** Start of Provided data **
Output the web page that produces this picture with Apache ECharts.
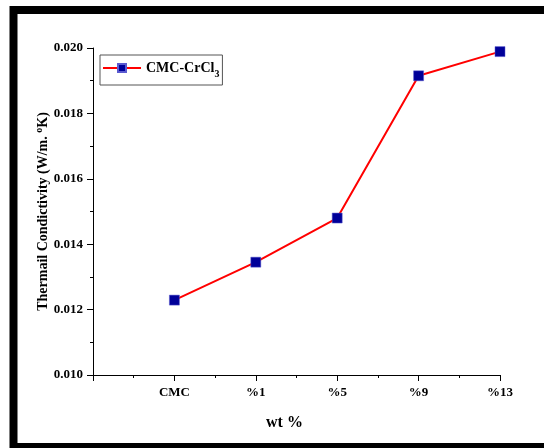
<!DOCTYPE html>
<html>
<head>
<meta charset="utf-8">
<script src="https://cdn.jsdelivr.net/npm/echarts@6/dist/echarts.min.js"></script>
<style>html,body{margin:0;padding:0;background:#fff;}#c{width:544px;height:448px;}</style>
</head>
<body>
<div id="c"></div>
<script>
var categories = ['CMC', '%1', '%5', '%9', '%13'];
var conductivity = [0.01229, 0.01345, 0.01480, 0.01915, 0.01989];
var yTicks = [0.010, 0.012, 0.014, 0.016, 0.018, 0.020];
var seriesName = 'CMC-CrCl3';

var font = 'Liberation Serif, Times New Roman, serif';
var points = conductivity.map(function (v, i) { return [i + 1, v]; });

var chart = echarts.init(document.getElementById('c'));
chart.setOption({
  backgroundColor: '#fff',
  animation: false,
  graphic: [{
    type: 'rect',
    shape: { x: 13.5, y: 10, width: 580, height: 437 },
    style: { fill: 'none', stroke: '#000', lineWidth: 8 },
    z: 100
  }],
  grid: { left: 93, right: 44, top: 48, bottom: 73 },
  legend: {
    left: 100, top: 55,
    padding: [6, 3, 6, 2],
    borderColor: '#555', borderWidth: 1,
    itemWidth: 38, itemHeight: 10,
    data: [seriesName],
    formatter: function () { return '{b|CMC-CrCl}{s|3}'; },
    textStyle: {
      fontFamily: font, fontWeight: 'bold', fontSize: 14, color: '#000',
      rich: {
        b: { fontFamily: font, fontWeight: 'bold', fontSize: 14, color: '#000', lineHeight: 18, verticalAlign: 'middle' },
        s: { fontFamily: font, fontWeight: 'bold', fontSize: 10, color: '#000', verticalAlign: 'bottom', lineHeight: 18, padding: [0, 0, -2, 0] }
      }
    }
  },
  xAxis: {
    type: 'value', min: 0, max: 5, interval: 1,
    name: 'wt %', nameLocation: 'middle', nameGap: 40, nameMoveOverlap: false,
    nameTextStyle: { fontFamily: font, fontWeight: 'bold', fontSize: 16, color: '#000', padding: [0, 24, 0, 0] },
    axisLine: { show: true, lineStyle: { color: '#000', width: 1 } },
    axisTick: { show: true, inside: false, length: 6, lineStyle: { color: '#000' } },
    minorTick: { show: true, splitNumber: 2, length: 3, lineStyle: { color: '#000' } },
    splitLine: { show: false },
    axisLabel: {
      margin: 11, fontFamily: font, fontWeight: 'bold', fontSize: 13, color: '#000',
      formatter: function (v) { return categories[Math.round(v) - 1] || ''; }
    }
  },
  yAxis: {
    type: 'value', min: yTicks[0], max: yTicks[yTicks.length - 1], interval: 0.002,
    name: '{t|Thermail Condictivity (W/m. }{p|o}{t|K)}', nameLocation: 'middle', nameGap: 41, nameMoveOverlap: false,
    nameTextStyle: {
      fontFamily: font, fontWeight: 'bold', fontSize: 14, color: '#000',
      rich: {
        t: { fontFamily: font, fontWeight: 'bold', fontSize: 14, color: '#000', lineHeight: 18 },
        p: { fontFamily: font, fontWeight: 'bold', fontSize: 10, color: '#000', verticalAlign: 'top', lineHeight: 18 }
      }
    },
    axisLine: { show: true, lineStyle: { color: '#000', width: 1 } },
    axisTick: { show: true, inside: false, length: 6, lineStyle: { color: '#000' } },
    minorTick: { show: true, splitNumber: 2, length: 3, lineStyle: { color: '#000' } },
    splitLine: { show: false },
    axisLabel: {
      margin: 10, fontFamily: font, fontWeight: 'bold', fontSize: 13, color: '#000',
      formatter: function (v) { return v.toFixed(3); }
    }
  },
  series: [{
    name: seriesName,
    type: 'line',
    data: points,
    symbol: 'rect', symbolSize: 10,
    lineStyle: { color: '#ff0000', width: 2 },
    itemStyle: { color: '#000099', borderColor: '#5a5ad0', borderWidth: 0.5 }
  }]
});
</script>
</body>
</html>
** End of Provided data **
— Stated task —
Leave out the pictures. Transcribe only the lines above, from the first through the one that contains "var points = conductivity.map(function".

— Response to this exercise —
Output the web page that produces this picture with Apache ECharts.
<!DOCTYPE html>
<html>
<head>
<meta charset="utf-8">
<script src="https://cdn.jsdelivr.net/npm/echarts@6/dist/echarts.min.js"></script>
<style>html,body{margin:0;padding:0;background:#fff;}#c{width:544px;height:448px;}</style>
</head>
<body>
<div id="c"></div>
<script>
var categories = ['CMC', '%1', '%5', '%9', '%13'];
var conductivity = [0.01229, 0.01345, 0.01480, 0.01915, 0.01989];
var yTicks = [0.010, 0.012, 0.014, 0.016, 0.018, 0.020];
var seriesName = 'CMC-CrCl3';

var font = 'Liberation Serif, Times New Roman, serif';
var points = conductivity.map(function (v, i) { return [i + 1, v]; });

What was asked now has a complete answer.